Speditionen müssen mehr für den Kilometer bezahlen. Die Landesregierung möchte auch eine Maut auf Landes- und Kreisstraßen einführen. Die Positionen dazu liegen weit auseinander.
Seit Dezember müssen Speditionen mehr für den Kilometer zahlen. Die Maut auf Autobahnen und Bundesstraßen enthält seither auch einen Aufschlag für klimaschädliches CO2. Davon erhofft sich der Bund Mehreinnahmen von mehr als sieben Milliarden Euro im Jahr. Doch die grün-schwarze Landesregierung möchte mehr – sie möchte auch eine Maut auf Landes- und Kreisstraßen einführen. Das baden-württembergische Verkehrsministerium hat sich dazu am Dienstag in einem Fachgespräch mit allen Beteiligten ausgetauscht, die Positionen liegen zum Teil weit auseinander.
Bei der Spedition Graeff ist die Geschäftsführung geladen, das Mannheimer Unternehmen in vierter Generation sieht die Branche im Land in Gefahr, sollte eine Maut auf Landesstraßen kommen: „Das, was die Politik in Baden-Württemberg vorhat, im Verkehrsministerium, wäre ein absoluter Wettbewerbsnachteil für Baden-Württemberg“, sagt Jochen Graeff.
Bund hat 2023 über Maut 7,4 Milliarden Euro eingenommen
Im vergangenen Jahr hat der Bund über die Maut auf Autobahnen und Bundesstraßen 7,4 Milliarden Euro eingenommen. Für das laufende Jahr erwartet der Bundesverkehrsminister von der FDP das Doppelte – denn seit Dezember wird eine CO2-Abgabe für Lkw erhoben. Außerdem wird die Mautpflicht auf Autobahnen und Bundesstraßen ab Juli auf 3,5-Tonner erweitert. Für den Spediteur ist klar, wer die Kosten trägt: „Letztendlich landet es beim Verbraucher. Wir müssen es ganz volkswirtschaftlich betrachten. Das heißt, wenn wir eine Steuererhöhung haben, und es ist ja eine Steuererhöhung, landet es zum Schluss auf dem Tisch jedes Einzelnen“, so Graeff.
Wir werden letztendlich teurer, unsere Wettbewerbsfähigkeit sinkt. Und umso mehr ist es jetzt noch mal sehr bedenklich, wenn man das jetzt noch mal erweitern möchte mit einer Landesmaut.

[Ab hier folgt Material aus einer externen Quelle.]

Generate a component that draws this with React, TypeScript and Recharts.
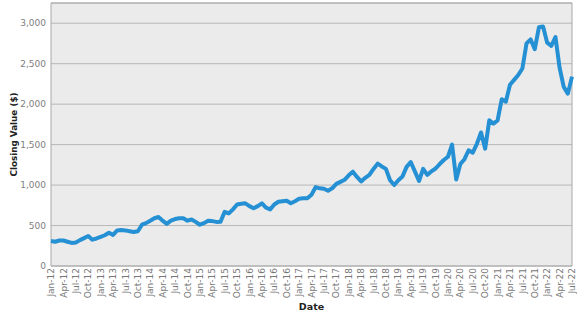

Jochen Graeff, Spediteur aus Mannheim
BW-Verkehrsminister ärgert Haltung der FDP
Das Land habe genug Geld – auch ohne die geplante Lkw-Maut auf Landes- und Kreisstraßen, findet Friedrich Haag, Abgeordneter der FDP im Landtag von Baden-Württemberg. „Wir brauchen Entlastungen statt Belastungen und der Verkehrsminister hat ausgiebig Mittel aus anderen Bereichen, die man umschichten kann, um die Infrastruktur auszubauen und zu erneuern“, so Haag. Baden-Württembergs Verkehrsminister Winfried Hermann (Grüne) ärgert die Haltung der Partei: „Die FDP und vor allem hier in Baden-Württemberg ist die Partei des Widerspruchs. Auf der einen Seite wollen sie, wo es nur geht, immer mehr Ausgaben. Dann sagen sie aber keine Steuern erhöhen, keine Gebühren erhöhen, Schuldenbremse auf jeden Fall. Das passt nicht zusammen.“
Wenn wir die Modernisierung wollen, wenn wir Klimaschutz wollen, dann müssen wir auch in die Zukunft investieren, das geht nicht kostenfrei.
Winfried Hermann (Grüne), BW-Verkehrsminister
Hermann zieht Vergleich zu Babyboomern
Im Moment geht es nur um den Erhalt von Straßen und Brücken im Land. Wenn jetzt nichts passiere, könnten in sechs Jahren 20 Prozent der Brücken für den Schwerlastverkehr gesperrt werden. Es braucht doppelt so viel Geld wie im Landeshaushalt vorgesehen, sagt Hermann und zieht den Vergleich zu den Babyboomern: „Wir haben eigentlich so eine Brücken- und Straßenbau-Boomer-Zeit, das sind die 50er- und die 60er-Jahre. Und die gehen jetzt nicht in die Rente, sondern die gehen in die Knie und in die Brüche.“
Im Bundesrat gab es im Herbst keine Mehrheit für die Lkw-Maut auf Landes- und Kreisstraßen. Sie ist aber im grün-schwarzen Koalitionsvertrag verankert. Frühestens 2027 soll sie in Baden-Württemberg kommen, bis dahin muss der Verkehrsminister noch viel Überzeugungsarbeit leisten.